Marine Le Pen, France’s far-right presidential candidate running on an anti-immigration and anti-EU platform and shunned by many European leaders over her policy positions, had her first-ever meeting with a foreign head of state this past week.

Le Pen arrived in Beirut on February 20 to meet with recently elected Lebanese President Michel Aoun, as well as Prime Minister Saad Hariri and others. For Le Pen, who has strived for years to make racism and Islamophobia an element of mainstream French politics, this advance into foreign policy is meant to bolster her credibility and raise her international profile.

Le Pen has very vigorously been campaigning against what she calls “uncontrolled immigration” to France, and has regularly claimed to be “fighting the Islamization of French society”. She has, on many occasions, voiced her support for Bashar al-Assad’s regime in Syria. Le Pen has also tried to brand herself as a defender of Christian minorities in the Middle East region.

For a country dogged, for years, by a burgeoning Syrian refugee crisis and, for decades, by sectarian civil strife, having Marine Le Pen visit is both divisive and polarizing. In reaction to her arrival, Beirut-based writer and political analyst Kareem Chehayeb wrote on Twitter:

Anti-refugee sentiment has already been on the rise in Lebanon and an increased crackdown on Syrian nationals has been taking place since Aoun’s ascension to power. As Olivia Alabaster wrote for Al Jazeera, on Aoun’s impact on Syrian refugees, “[i]t has long been the formal policy of Aoun’s Free Patriotic Movement party – allied with Hezbollah, which is helping to prop up Syrian President Bashar al-Assad – that Syrian refugees in Lebanon must return home.”

This perspective is very much embraced by Le Pen, who has used it to justify her support for the Assad regime. “For me to protect Christians is to make sure the Christians stay in their countries,” not become refugees, she said, as reported by the AP.

On February 22 – her last day of meetings – a handful of protesters showed up to Zaytouna Bay in Beirut, where she was meant to hold a public press conference.

While the Lebanese left has shown indignation over Le Pen’s visit to Lebanon, a petition that circulated a few days before her arrival, calling on Aoun and Hariri to cancel their meetings with her, gained just over 400 signatures.

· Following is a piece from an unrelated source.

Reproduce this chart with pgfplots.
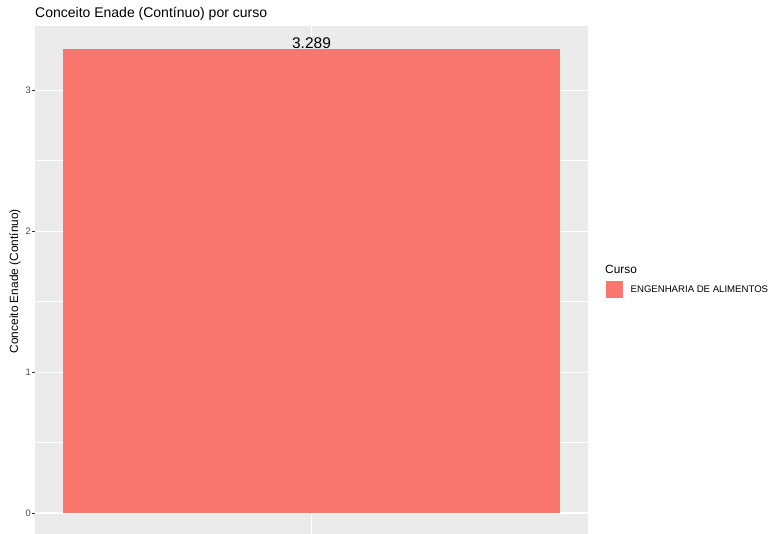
\documentclass[border=0pt]{standalone}
\usepackage{pgfplots}
\pgfplotsset{compat=1.18}
\usepackage{fontspec}
\setmainfont{Liberation Sans}
\definecolor{barcol}{HTML}{F8766D}
\definecolor{panelbg}{HTML}{EBEBEB}
\definecolor{grey30}{HTML}{4D4D4D}
\definecolor{grey20}{HTML}{333333}
\begin{document}
\begin{tikzpicture}[x=1pt,y=1pt]
\useasboundingbox (0,0) rectangle (771,534);
\begin{axis}[
  at={(35pt,-2.2pt)}, anchor=south west,
  scale only axis, width=553pt, height=510pt,
  xmin=0.5, xmax=1.5, ymin=-0.1645, ymax=3.4535,
  axis background/.style={fill=panelbg},
  axis line style={draw=none},
  xtick={1}, xticklabels={},
  ytick={0,1,2,3},
  minor ytick={0.5,1.5,2.5,3.5},
  xmajorgrids, ymajorgrids, yminorgrids,
  major grid style={white, line width=1.07pt},
  minor grid style={white, line width=0.53pt},
  tick align=outside,
  major tick length=2.75pt,
  minor tick length=0pt,
  tick style={grey20, line width=0.53pt},
  ytick pos=left, xtick pos=bottom,
  /pgf/number format/assume math mode=true,
  yticklabel style={font=\fontsize{9.4}{11}\selectfont, color=grey30, inner sep=1.2pt},
  ylabel={Conceito Enade (Contínuo)},
  ylabel style={font=\fontsize{11.9}{14}\selectfont, at={(axis description cs:-0.036,0.5)}, anchor=center},
  title={Conceito Enade (Contínuo) por curso},
  title style={font=\fontsize{14}{16}\selectfont, at={(axis description cs:0,1)}, anchor=base west, yshift=3pt, inner sep=0pt},
  legend style={at={(axis description cs:1.0325,0.4837)}, anchor=west, draw=none, fill=none, inner sep=0pt, font=\fontsize{9.6}{11}\selectfont, nodes={inner sep=0pt, anchor=west}},
  legend cell align=left,
  legend image code/.code={\fill[barcol] (0pt,-8.65pt) rectangle (17.3pt,8.65pt); \path (24.5pt,0pt);},
  clip=false,
]
\addplot[ybar, bar width=0.9, bar shift=0pt, fill=barcol, draw=none,
  point meta=explicit symbolic,
  nodes near coords,
  every node near coord/.append style={font=\fontsize{15.5}{18}\selectfont, color=black, anchor=base, inner sep=0pt, yshift=0.6pt}]
  coordinates {(1,3.289) [3.289]};
\addlegendentry{ENGENHARIA DE ALIMENTOS}
\node[anchor=west, inner sep=0pt, font=\fontsize{11.9}{14}\selectfont] at (axis description cs:1.0307,0.524) {Curso};
\end{axis}
\end{tikzpicture}
\end{document}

During her visit, Le Pen refused to wear a veil to a planned meeting with the Grand Mufti of Lebanon. According to The Independent, her aides had reportedly been informed, before her visit, that she would be required to wear a headscarf – a common and traditional practice when meeting with Muslim religious figures. As video footage shows, Le Pen stood at the entrance to the Grand Mufti’s office shaking her head and almost theatrically walking away from the meeting. The meeting was not rescheduled. The publicity stunt has received widespread international coverage and praise, blanketing over the more dangerous implications of her visit and friendly relations with the Aoun administration.